§ Work to be completed
Print exactly the lines from the first one down to the line that contains "nan = np.nan", both included, and skip the pictures.

§ Dataset extract
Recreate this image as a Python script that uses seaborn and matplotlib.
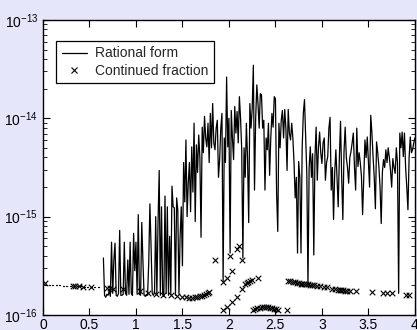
import numpy as np
import pandas as pd
import matplotlib
matplotlib.use("Agg")
import matplotlib.pyplot as plt
import seaborn as sns
from matplotlib.lines import Line2D

nan = np.nan

# Rational form: log10 of the error, sampled every 0.0125 from x = 0 to x = 4
rational_step = 0.0125
rational_log10 = [
    # 0.00 - 0.6375
    nan, nan, -15.70, -15.70, nan, -15.70, -15.70, nan, -15.70, -15.70, nan, -15.70, -15.70,
    nan, -15.70, -15.70, nan, -15.71, -15.71, nan, -15.71, -15.71, nan, -15.71, -15.71, nan,
    -15.71, -15.71, nan, -15.71, -15.71, nan, -15.71, -15.71, nan, -15.72, -15.72, nan,
    -15.72, -15.72, nan, -15.72, -15.72, nan, -15.72, -15.72, nan, -15.72, -15.72, nan,
    -15.72, nan,
    # 0.65 - 1.6375
    -15.42, -15.80, -15.82, -15.79, -15.80, -15.76, -15.81, -15.26,
    -15.78, -15.44, -15.27, -15.80, -15.81, -15.78, -15.14, -15.80,
    -15.80, -15.79, -15.26, -15.78, -15.80, -15.44, -15.79, -15.26,
    -15.78, -15.80, -15.17, -15.55, -15.26, -15.79, -14.98, -15.79,
    -15.80, -15.06, -15.45, -15.80, -15.81, -15.79, -15.80, -15.47,
    -14.87, -15.30, -15.78, -15.80, -15.77, -15.00, -15.79, -15.06,
    -14.53, -15.80, -14.90, -15.79, -15.81, -14.79, -15.78, -14.90,
    -15.80, -15.20, -15.79, -14.69, -14.90, -14.91, -15.80, -14.81,
    -14.93, -15.79, -15.20, -14.90, -15.50, -14.45, -14.85, -14.22,
    -15.00, -14.66, -14.45, -14.95, -14.29, -14.75, -14.05, -15.05,
    # 1.65 - 2.3375
    -14.27, -14.55, -14.17, -14.40, -15.21, -14.09, -14.35, -13.98,
    -14.20, -14.29, -14.05, -14.45, -13.95, -14.30, -13.85, -14.25,
    -14.32, -14.10, -14.02, -14.60, -14.42, -14.10, -13.95, -15.66,
    -14.20, -14.45, -13.58, -14.29, -14.00, -15.37, -13.92, -14.20,
    -14.42, -13.88, -14.15, -13.93, -14.25, -13.78, -14.00, -14.32,
    -15.42, -14.30, -14.60, -14.05, -14.40, -15.06, -13.85, -14.10,
    -13.90, -13.46, -14.73, -14.00, -13.66, -13.85, -14.10, -13.75,
    # 2.35 - 3.0375
    -13.76, -14.10, -14.02, -14.73, -14.20, -14.32, -14.05, -14.58,
    -14.20, -13.95, -14.09, -13.78, -13.80, -14.76, -15.15, -14.05,
    -14.30, -14.02, -13.92, -14.20, -13.91, -14.10, -14.53, -13.91,
    -14.15, -14.22, -14.05, -14.20, -14.45, -14.81, -14.60, -15.37,
    -14.44, -14.60, -15.37, -14.30, -13.95, -13.81, -14.20, -14.56,
    -15.71, -14.50, -14.29, -14.60, -14.36, -15.39, -14.40, -14.09,
    -14.63, -14.30, -14.14, -14.35, -14.46, -14.25, -14.20, -14.63,
    # 3.05 - 4.00
    -14.45, -14.39, -14.10, -13.99, -14.73, -14.50, -15.03, -14.55,
    -14.32, -14.60, -14.90, -14.40, -14.03, -14.60, -15.03, -14.34,
    -14.09, -14.40, -14.50, -14.66, -14.40, -14.34, -14.25, -14.15,
    -14.50, -14.73, -14.10, -14.49, -14.35, -14.45, -14.59, -14.98,
    -14.60, -14.22, -14.40, -14.19, -14.45, -14.70, -13.97, -14.15,
    -14.39, -14.60, -14.92, -14.24, -14.35, -14.49, -14.70, -15.07,
    -14.55, -14.42, -14.50, -14.32, -14.45, -14.30, -14.40, -14.53,
    -14.70, -14.41, -14.50, -14.56, -14.30, -14.45, -15.78, -14.15,
    -14.30, -14.14, -14.39, -14.15, -14.50, -14.70, -14.93, -14.40,
    -14.19, -14.35, -14.32, -14.25, -14.20,
]

# Continued fraction: (x, log10 of the error)
cf_x = [
    0.02, 0.32, 0.35, 0.39, 0.43, 0.52, 0.69, 0.72, 0.75, 0.86, 1.04, 1.13,
    1.22, 1.29, 1.38, 1.44, 1.50, 1.54, 1.57, 1.60, 1.63, 1.66, 1.69, 1.71,
    1.73, 1.75, 1.77, 1.79,
    1.85, 1.94, 1.98, 2.01, 2.03, 2.09, 2.11, 2.14,
    1.94, 1.98, 2.03, 2.09, 2.14, 2.17, 2.19, 2.21, 2.23, 2.25, 2.31,
    2.26, 2.28, 2.30, 2.33, 2.36, 2.38, 2.40, 2.42, 2.44, 2.46, 2.48, 2.51,
    2.53, 2.62,
    2.63, 2.66, 2.69, 2.71, 2.73, 2.75, 2.77, 2.79, 2.81, 2.83, 2.85, 2.87,
    2.89, 2.92, 2.95, 2.98, 3.02, 3.05, 3.11, 3.14, 3.17, 3.19, 3.21, 3.23,
    3.25, 3.27, 3.30, 3.37, 3.54, 3.66, 3.70, 3.75, 3.90, 3.94,
]
cf_log10 = [
    -15.67, -15.71, -15.71, -15.71, -15.72, -15.72, -15.73, -15.73, -15.74, -15.74, -15.76, -15.78,
    -15.79, -15.80, -15.80, -15.81, -15.82, -15.82, -15.83, -15.83, -15.82, -15.82, -15.81, -15.81,
    -15.80, -15.79, -15.78, -15.77,
    -15.44, -15.66, -15.62, -15.40, -15.55, -15.33, -15.30, -15.44,
    -15.95, -15.92, -15.87, -15.82, -15.74, -15.69, -15.67, -15.66, -15.65, -15.64, -15.62,
    -15.95, -15.94, -15.93, -15.93, -15.92, -15.92, -15.92, -15.92, -15.93, -15.93, -15.94, -15.94,
    -15.95, -15.95,
    -15.65, -15.65, -15.66, -15.66, -15.67, -15.67, -15.68, -15.68, -15.68, -15.69, -15.69, -15.70,
    -15.70, -15.70, -15.71, -15.71, -15.72, -15.72, -15.74, -15.74, -15.75, -15.75, -15.75, -15.75,
    -15.76, -15.76, -15.76, -15.76, -15.77, -15.78, -15.78, -15.78, -15.80, -15.80,
]

x_ticks = [0, 0.5, 1, 1.5, 2, 2.5, 3, 3.5, 4]
x_tick_labels = ["0", "0.5", "1", "1.5", "2", "2.5", "3", "3.5", "4"]
series_labels = ["Rational form", "Continued fraction"]

# ---- tables for seaborn -------------------------------------------------
rl = np.array(rational_log10, dtype=float)
rx = np.arange(len(rl)) * rational_step
valid = ~np.isnan(rl)
# contiguous runs of samples become separate line units (gaps where undefined)
run_id = np.cumsum(~valid)
rational = pd.DataFrame({"x": rx[valid], "err": 10.0 ** rl[valid], "run": run_id[valid]})
cfrac = pd.DataFrame({"x": cf_x, "err": 10.0 ** np.array(cf_log10)})

sns.set_style("ticks")
plt.rcParams["font.family"] = ["Liberation Sans", "DejaVu Sans"]
plt.rcParams["mathtext.fontset"] = "custom"
plt.rcParams["mathtext.rm"] = "Liberation Sans"
plt.rcParams["mathtext.it"] = "Liberation Sans:italic"

bg = "#e6e6fa"
fig = plt.figure(figsize=(4.17, 3.30), dpi=100, facecolor=bg)
ax = fig.add_axes([0.103, 0.0455, 0.892, 0.894])
ax.set_facecolor("white")
ax.set_yscale("log")

sns.lineplot(data=rational, x="x", y="err", units="run", estimator=None, sort=False,
             color="black", linewidth=0.9, ax=ax, legend=False)
sns.scatterplot(data=cfrac, x="x", y="err", marker="x", color="black", s=16,
                linewidth=0.8, ax=ax, legend=False)

ax.set_xlim(0, 4)
ax.set_ylim(1e-16, 1e-13)
ax.set_xlabel("")
ax.set_ylabel("")
ax.set_xticks(x_ticks)
ax.set_xticklabels(x_tick_labels)

for s in ax.spines.values():
    s.set_linewidth(1.0)
    s.set_color("black")
ax.tick_params(axis="both", which="major", direction="in", length=5, width=0.8,
               top=True, right=True, labelsize=10, colors="black")
ax.tick_params(axis="y", which="minor", direction="in", length=3, width=0.7,
               left=True, right=True)
ax.tick_params(axis="x", which="major", pad=2)
ax.tick_params(axis="y", which="major", pad=3.5)

handles = [
    Line2D([], [], color="black", linewidth=0.9),
    Line2D([], [], color="black", linestyle="none", marker="x", markersize=4,
           markeredgewidth=0.8),
]
leg = ax.legend(handles, series_labels, loc="upper left", bbox_to_anchor=(0.035, 0.929),
                borderaxespad=0, fancybox=False, framealpha=1, edgecolor="black",
                fontsize=10, handlelength=1.8, handletextpad=0.6, borderpad=0.4,
                labelspacing=0.25)
leg.get_frame().set_linewidth(0.9)

fig.savefig("out.png", dpi=100, facecolor=bg)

§ Exercise response
Recreate this image as a Python script that uses seaborn and matplotlib.
import numpy as np
import pandas as pd
import matplotlib
matplotlib.use("Agg")
import matplotlib.pyplot as plt
import seaborn as sns
from matplotlib.lines import Line2D

nan = np.nan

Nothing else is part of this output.